The plot of The Matrix revolves around the lives of individuals who believe that they are living productive, active lives when they are in fact nothing more than human energy sources who are grown in fields rather than born. They live physically hooked up to tubes and are submerged in a slimy substance. The lives that they believe they are living are nothing more than simulations. When machines created with artificial intelligence began to take over the earth humans began a war and scorched the sky, eliminating the machines solar power source. Rather than accepting defeat the AIs found a way to use human beings themselves as batteries. They hooked humans up to life sustaining machines and plugged computer programs into their brains that were the source of all that they believed was real. Electrical signals were able to trigger the brain to believe that they computer program was the true environment. The programs made it so humans believed they were living in the year 1999. The mind control allowed them to live lives with families, schools, jobs, needs, and need fulfillment. They would experience all sensations including eating and drinking.
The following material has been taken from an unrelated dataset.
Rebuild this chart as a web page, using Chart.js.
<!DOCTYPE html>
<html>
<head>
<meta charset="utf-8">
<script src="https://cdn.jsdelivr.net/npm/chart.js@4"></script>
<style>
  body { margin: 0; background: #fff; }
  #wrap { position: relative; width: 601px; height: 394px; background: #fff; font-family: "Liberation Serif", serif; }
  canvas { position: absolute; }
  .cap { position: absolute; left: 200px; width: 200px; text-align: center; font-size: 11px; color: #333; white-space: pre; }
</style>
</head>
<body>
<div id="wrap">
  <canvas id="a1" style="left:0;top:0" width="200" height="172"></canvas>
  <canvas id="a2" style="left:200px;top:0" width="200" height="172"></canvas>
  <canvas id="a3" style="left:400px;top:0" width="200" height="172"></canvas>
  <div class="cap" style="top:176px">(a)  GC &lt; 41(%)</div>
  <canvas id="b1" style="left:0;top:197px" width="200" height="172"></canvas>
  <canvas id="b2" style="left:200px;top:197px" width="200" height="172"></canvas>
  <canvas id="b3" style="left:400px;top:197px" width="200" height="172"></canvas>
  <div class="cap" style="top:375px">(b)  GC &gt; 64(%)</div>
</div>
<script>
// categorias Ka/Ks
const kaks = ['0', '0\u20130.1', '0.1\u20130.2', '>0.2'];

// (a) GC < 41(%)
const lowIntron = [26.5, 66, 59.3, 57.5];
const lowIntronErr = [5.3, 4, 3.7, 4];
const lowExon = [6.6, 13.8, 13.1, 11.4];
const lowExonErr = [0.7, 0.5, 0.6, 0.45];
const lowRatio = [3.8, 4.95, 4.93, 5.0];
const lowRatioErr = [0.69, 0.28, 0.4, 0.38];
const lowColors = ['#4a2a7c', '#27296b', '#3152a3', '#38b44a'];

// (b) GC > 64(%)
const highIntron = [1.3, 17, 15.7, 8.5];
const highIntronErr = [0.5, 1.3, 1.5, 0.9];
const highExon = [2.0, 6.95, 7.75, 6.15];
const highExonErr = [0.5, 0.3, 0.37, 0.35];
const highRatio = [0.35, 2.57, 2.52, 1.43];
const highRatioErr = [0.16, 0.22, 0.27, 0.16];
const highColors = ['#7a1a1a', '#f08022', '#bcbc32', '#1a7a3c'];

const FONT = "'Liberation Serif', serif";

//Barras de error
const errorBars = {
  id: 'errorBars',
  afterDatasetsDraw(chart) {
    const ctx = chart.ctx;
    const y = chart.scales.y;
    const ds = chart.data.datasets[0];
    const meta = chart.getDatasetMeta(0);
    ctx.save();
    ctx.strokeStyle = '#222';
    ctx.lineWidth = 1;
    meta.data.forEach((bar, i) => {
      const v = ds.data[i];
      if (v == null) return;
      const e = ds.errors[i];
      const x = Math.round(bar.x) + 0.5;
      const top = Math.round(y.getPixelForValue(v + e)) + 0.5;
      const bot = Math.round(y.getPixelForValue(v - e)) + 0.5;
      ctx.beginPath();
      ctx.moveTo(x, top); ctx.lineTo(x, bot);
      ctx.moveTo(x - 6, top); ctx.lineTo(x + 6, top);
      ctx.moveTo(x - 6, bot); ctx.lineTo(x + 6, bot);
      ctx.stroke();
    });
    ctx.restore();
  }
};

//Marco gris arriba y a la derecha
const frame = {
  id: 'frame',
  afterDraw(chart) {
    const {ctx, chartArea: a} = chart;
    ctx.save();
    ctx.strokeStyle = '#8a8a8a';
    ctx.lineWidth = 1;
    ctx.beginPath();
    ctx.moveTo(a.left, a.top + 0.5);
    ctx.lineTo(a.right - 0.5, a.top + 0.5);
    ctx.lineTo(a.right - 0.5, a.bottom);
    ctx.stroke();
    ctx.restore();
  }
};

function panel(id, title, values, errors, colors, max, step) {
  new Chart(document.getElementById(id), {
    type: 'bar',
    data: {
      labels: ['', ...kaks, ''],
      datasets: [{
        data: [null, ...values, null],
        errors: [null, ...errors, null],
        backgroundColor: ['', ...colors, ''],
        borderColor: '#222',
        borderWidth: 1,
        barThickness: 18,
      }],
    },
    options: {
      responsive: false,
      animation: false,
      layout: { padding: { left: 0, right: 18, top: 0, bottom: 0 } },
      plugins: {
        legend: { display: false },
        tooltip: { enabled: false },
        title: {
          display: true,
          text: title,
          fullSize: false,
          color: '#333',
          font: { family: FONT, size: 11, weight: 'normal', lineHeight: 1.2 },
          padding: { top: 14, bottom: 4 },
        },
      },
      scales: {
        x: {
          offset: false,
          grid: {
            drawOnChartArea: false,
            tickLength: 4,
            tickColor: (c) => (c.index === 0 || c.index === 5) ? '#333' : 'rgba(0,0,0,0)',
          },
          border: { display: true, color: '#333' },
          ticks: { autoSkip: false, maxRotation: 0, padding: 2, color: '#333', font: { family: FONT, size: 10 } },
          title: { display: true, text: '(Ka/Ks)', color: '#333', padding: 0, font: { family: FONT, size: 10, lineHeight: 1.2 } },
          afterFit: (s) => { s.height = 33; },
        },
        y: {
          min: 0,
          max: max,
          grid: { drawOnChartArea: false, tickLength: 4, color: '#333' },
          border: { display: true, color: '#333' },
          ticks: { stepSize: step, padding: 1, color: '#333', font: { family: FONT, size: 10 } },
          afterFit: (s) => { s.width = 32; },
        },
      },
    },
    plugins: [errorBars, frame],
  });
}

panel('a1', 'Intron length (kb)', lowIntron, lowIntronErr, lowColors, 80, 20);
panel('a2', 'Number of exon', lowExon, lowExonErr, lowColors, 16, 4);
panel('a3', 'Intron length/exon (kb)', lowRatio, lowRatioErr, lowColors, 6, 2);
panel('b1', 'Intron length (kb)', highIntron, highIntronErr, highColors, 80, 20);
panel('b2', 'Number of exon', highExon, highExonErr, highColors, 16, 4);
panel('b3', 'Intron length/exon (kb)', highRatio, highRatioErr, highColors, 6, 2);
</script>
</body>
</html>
Essentially they had lives just as we do today. The difference is these lives were all within their minds and in "reality" they lived without ever waking or moving a single muscle.
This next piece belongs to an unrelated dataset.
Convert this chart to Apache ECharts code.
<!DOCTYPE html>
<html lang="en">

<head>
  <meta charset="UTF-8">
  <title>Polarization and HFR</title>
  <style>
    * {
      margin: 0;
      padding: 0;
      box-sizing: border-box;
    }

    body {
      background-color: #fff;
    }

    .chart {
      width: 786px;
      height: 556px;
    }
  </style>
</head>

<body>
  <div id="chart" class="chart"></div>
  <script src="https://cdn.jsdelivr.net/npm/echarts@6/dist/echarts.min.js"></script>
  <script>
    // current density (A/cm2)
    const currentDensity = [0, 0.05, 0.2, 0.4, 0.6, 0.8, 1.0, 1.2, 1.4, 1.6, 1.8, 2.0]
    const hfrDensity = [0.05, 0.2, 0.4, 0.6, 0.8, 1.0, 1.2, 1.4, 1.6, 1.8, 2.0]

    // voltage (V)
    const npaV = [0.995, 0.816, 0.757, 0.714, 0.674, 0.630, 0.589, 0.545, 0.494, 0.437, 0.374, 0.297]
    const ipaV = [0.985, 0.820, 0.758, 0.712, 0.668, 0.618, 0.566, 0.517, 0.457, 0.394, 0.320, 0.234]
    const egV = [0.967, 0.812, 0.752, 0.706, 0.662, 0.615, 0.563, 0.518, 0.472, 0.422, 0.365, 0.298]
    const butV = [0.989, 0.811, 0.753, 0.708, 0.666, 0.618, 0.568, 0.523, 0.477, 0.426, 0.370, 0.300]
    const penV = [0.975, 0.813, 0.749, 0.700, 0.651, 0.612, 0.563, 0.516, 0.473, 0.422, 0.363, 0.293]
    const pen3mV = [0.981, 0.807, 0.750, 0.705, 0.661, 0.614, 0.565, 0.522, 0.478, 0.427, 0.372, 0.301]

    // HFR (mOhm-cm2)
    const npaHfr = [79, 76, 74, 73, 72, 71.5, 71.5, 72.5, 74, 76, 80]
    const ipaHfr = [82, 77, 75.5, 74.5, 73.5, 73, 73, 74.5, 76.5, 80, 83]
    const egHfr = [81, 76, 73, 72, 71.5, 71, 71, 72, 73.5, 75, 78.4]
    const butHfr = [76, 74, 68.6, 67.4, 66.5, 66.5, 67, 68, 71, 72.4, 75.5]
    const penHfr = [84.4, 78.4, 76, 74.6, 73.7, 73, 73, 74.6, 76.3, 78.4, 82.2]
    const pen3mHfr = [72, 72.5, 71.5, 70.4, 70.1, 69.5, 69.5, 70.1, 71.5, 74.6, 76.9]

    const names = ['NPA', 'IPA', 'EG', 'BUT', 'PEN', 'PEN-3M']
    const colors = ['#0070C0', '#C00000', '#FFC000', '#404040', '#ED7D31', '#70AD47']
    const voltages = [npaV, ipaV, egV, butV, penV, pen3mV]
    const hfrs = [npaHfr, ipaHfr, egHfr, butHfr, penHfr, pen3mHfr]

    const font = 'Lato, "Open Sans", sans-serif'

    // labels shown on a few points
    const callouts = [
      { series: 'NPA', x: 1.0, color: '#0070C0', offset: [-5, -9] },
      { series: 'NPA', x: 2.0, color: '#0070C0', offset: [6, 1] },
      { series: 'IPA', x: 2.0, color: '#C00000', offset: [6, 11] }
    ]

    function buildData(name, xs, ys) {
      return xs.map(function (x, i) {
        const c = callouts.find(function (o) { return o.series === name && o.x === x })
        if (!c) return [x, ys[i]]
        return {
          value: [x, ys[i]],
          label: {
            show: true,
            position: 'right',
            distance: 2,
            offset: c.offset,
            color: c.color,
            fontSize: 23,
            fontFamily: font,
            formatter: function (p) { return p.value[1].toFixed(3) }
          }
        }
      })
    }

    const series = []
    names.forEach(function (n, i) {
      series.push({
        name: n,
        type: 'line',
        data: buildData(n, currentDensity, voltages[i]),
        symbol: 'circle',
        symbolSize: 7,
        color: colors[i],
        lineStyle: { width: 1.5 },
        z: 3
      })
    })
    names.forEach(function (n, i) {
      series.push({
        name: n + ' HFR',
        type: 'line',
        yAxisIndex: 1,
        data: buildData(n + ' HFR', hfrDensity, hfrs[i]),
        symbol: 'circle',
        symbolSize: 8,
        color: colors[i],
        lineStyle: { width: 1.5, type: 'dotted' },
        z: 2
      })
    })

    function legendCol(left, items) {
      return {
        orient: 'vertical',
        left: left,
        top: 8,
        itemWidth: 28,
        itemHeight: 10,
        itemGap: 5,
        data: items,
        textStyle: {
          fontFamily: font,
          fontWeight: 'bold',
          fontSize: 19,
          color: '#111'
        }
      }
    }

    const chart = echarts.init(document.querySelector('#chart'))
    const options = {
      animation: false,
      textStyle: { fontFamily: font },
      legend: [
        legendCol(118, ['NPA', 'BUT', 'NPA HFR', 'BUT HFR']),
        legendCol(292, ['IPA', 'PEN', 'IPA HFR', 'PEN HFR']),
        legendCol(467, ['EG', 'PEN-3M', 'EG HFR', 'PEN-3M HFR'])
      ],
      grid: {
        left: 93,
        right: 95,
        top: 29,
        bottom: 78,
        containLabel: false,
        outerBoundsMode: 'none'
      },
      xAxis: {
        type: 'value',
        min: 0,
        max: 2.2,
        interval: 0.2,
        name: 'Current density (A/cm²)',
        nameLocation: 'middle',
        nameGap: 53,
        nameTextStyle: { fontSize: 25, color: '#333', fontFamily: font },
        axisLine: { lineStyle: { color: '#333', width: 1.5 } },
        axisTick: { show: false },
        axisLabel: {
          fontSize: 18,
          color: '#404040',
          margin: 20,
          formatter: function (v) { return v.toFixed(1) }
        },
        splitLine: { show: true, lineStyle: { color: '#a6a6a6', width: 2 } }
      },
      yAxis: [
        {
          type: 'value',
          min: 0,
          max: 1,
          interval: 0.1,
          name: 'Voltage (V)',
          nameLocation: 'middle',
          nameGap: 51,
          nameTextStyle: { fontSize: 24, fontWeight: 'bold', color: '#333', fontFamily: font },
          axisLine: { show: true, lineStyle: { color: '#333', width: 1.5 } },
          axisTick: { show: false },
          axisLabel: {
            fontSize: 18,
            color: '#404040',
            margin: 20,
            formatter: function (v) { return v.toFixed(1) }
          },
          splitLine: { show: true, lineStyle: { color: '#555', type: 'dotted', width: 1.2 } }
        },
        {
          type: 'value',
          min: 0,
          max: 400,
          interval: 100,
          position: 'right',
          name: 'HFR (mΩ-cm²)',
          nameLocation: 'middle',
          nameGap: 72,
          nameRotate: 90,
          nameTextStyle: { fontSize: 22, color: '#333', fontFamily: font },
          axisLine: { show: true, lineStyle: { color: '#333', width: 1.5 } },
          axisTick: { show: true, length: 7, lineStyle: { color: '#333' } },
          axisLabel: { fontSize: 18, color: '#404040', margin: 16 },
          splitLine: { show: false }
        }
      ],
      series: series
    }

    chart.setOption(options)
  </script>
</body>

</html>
The actual world within the film is one that is dark, ugly, dirty, and cold. Food consists of a slimy substance that provides all of the nourishment a human body needs. Once a person is unhooked from the machines that keep them alive they have to undergo lengthy treatments to repair muscles that have atrophied due to lack of use. The main characters within the story are humans who have escaped the control of the machines and are trying to free all others and destroy the AIs. A few humans within the programmed world, which is known as the matrix, were able to sense that something was amiss and were able to defy the matrix by mentally realizing that nothing was real., thereby making it possible to perform superhuman feats like bending spoons with the mind, walking up walls and on ceilings, and jumping off tall buildings without injury. The rules that applied to the real world; gravity, time, solidarity of objects, were different within the matrix and if one knew how he or she could bend or break the rules. Those who could change the world around them in unusual ways were the selected few who were unplugged by those struggling for total freedom and the annihilation of the AIs. Once in the actual physical world they could be trained to do anything through computer programs hooked up to the ports in the backs of their heads, including learning to fly a helicopter within a few minutes.
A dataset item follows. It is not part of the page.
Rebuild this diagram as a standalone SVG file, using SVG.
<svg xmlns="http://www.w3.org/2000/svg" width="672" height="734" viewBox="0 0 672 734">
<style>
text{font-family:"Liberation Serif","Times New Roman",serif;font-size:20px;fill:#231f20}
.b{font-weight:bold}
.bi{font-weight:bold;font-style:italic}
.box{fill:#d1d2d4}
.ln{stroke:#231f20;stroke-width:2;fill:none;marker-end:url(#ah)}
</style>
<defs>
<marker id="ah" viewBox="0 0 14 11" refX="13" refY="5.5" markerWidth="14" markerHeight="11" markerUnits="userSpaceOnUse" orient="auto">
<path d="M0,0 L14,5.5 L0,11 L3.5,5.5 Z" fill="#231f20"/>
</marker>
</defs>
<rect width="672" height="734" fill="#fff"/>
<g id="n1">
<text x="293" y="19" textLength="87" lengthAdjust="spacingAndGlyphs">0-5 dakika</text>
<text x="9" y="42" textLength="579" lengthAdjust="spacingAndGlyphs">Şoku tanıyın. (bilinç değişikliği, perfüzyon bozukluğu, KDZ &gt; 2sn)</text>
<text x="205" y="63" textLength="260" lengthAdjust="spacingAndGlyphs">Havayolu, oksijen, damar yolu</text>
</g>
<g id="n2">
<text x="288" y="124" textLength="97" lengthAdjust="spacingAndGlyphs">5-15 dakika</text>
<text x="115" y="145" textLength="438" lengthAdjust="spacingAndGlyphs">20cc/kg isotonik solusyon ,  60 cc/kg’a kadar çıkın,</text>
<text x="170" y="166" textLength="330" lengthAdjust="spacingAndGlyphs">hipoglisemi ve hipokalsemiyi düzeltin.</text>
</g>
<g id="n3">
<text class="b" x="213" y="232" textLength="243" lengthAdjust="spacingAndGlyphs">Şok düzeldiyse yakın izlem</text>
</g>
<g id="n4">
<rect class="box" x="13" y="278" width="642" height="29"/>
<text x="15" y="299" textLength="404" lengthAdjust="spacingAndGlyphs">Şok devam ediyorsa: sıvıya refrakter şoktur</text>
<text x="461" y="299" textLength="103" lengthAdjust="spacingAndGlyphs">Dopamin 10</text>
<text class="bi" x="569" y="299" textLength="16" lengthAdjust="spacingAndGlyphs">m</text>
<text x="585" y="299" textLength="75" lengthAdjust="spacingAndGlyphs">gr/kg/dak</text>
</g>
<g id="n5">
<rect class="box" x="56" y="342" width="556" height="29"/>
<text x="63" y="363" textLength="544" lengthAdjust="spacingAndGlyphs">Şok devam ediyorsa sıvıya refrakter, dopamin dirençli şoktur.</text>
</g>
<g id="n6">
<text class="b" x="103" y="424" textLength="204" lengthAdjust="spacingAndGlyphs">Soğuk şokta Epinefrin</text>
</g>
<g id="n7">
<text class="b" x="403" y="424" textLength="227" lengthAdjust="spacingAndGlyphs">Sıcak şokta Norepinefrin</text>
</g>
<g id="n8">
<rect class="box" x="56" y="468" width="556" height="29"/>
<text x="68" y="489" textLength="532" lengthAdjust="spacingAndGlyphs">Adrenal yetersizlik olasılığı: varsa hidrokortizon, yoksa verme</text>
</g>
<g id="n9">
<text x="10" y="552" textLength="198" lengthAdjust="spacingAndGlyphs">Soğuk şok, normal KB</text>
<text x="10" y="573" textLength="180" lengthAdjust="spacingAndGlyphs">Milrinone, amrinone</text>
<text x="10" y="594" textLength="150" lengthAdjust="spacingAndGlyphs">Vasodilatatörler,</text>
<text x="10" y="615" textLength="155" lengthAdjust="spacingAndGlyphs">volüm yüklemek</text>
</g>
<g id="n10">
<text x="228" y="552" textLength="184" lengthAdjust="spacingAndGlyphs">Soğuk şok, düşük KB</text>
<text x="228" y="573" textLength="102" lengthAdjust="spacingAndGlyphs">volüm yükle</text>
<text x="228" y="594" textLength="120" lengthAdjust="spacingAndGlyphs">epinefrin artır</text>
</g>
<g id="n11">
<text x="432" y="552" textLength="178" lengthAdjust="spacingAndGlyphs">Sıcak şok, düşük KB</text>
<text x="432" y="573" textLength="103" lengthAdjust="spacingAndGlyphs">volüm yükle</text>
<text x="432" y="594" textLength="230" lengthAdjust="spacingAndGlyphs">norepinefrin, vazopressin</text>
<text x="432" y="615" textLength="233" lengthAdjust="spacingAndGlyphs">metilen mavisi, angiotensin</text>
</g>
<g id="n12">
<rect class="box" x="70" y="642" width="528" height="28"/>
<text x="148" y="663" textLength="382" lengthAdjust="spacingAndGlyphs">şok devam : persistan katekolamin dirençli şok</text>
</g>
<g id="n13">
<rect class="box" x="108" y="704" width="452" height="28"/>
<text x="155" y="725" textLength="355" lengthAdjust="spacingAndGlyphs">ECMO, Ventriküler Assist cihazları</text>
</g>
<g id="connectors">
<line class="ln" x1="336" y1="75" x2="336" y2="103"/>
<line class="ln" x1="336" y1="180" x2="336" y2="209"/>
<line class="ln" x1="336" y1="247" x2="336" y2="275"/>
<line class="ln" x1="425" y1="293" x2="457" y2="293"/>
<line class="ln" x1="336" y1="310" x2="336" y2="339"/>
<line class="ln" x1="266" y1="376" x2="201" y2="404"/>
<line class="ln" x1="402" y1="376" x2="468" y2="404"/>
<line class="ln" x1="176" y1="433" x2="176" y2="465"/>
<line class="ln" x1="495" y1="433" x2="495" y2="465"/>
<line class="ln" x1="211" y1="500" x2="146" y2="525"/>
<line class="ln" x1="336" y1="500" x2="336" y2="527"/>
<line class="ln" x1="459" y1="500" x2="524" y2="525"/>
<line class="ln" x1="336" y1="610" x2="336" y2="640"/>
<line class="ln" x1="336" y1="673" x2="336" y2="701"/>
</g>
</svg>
The world within the matrix was idealistic. It was a world in which the mind controlled the senses. Humans never tasted, touched, heard, smelled, or saw anything other than within the mind. One believed that the world was real and even though his or her body could not be physically injured in a computer program the mind believed that it could. Thus if a person was injured within the matrix the body died.
The world outside of the matrix was idealistic. All that was real existed in that world because materials could actually be verified by senses and did not exist solely within the mind. If one was injured outside of the matrix they would die whether they believed they could or not. Rules like gravity were static and could not be bent or broken. The film clearly states that this world is the true reality and the one that is lived within the computer program is simply an illusion.
As a viewer it is obvious that the materialist world should be considered to be reality but it tends to take on more unrealistic features than the idealistic world. Reality is harsh, painful, and exists on a planet that has been destroyed and in which humans must gravitate towards the earth's core in order to obtain a semblance of warmth, comfort, and society. Reality involves having to go back and forth between the earth and the simulated world and fight the machines within a computer program. One of the characters within the movie betrayed the others to the AIs because he wanted to go back to the simulated world even though he knew that it was a false reality. He was happier within the computer program than he was in the real world because the real world offered few comforts. This character ended up dieing before her returned to the simulated life. One has to wonder if it would have been possible for him to ever really return to this lifestyle. He would go through the rest of his life knowing that there was nothing around him that was real. His friends and family did not really exist and all he cared for would have been an illusion. What meaning would life have if one knew that nothing around him or her even existed? What worth or purpose would sheer existence have?
For many it would be difficult to choose between the idealistic life within the matrix and the materialistic life outside of it. What truly makes reality? If no one knew that they were being controlled by computers the life they were living in the matrix would have been easily accepted as reality. Perhaps there were indeed two realities within this film. The life created with assistance by the mind could not be denied. This life was lived and within it there were meaningful experiences and relationships. Granted, in a materialistic viewpoint it was false because the environment did not exist. Yet within the mind it did exist. Perhaps reality lies somewhere between materialism and idealism. What the mind believes can be a true reality and so can that which is tangible. Perhaps it all just depends on the situation.
Works Cited
The Matrix. Dir. Andy Wachowski and Larry Wachowski. Perf. Keanu Reeves, Laurence Fishbourne, Carrie-Anne Moss, and Hugo Weaving. Warner Brothers, 1999.
Velasquez, Manual. Philosophy. Thomson Learning, California: 2005.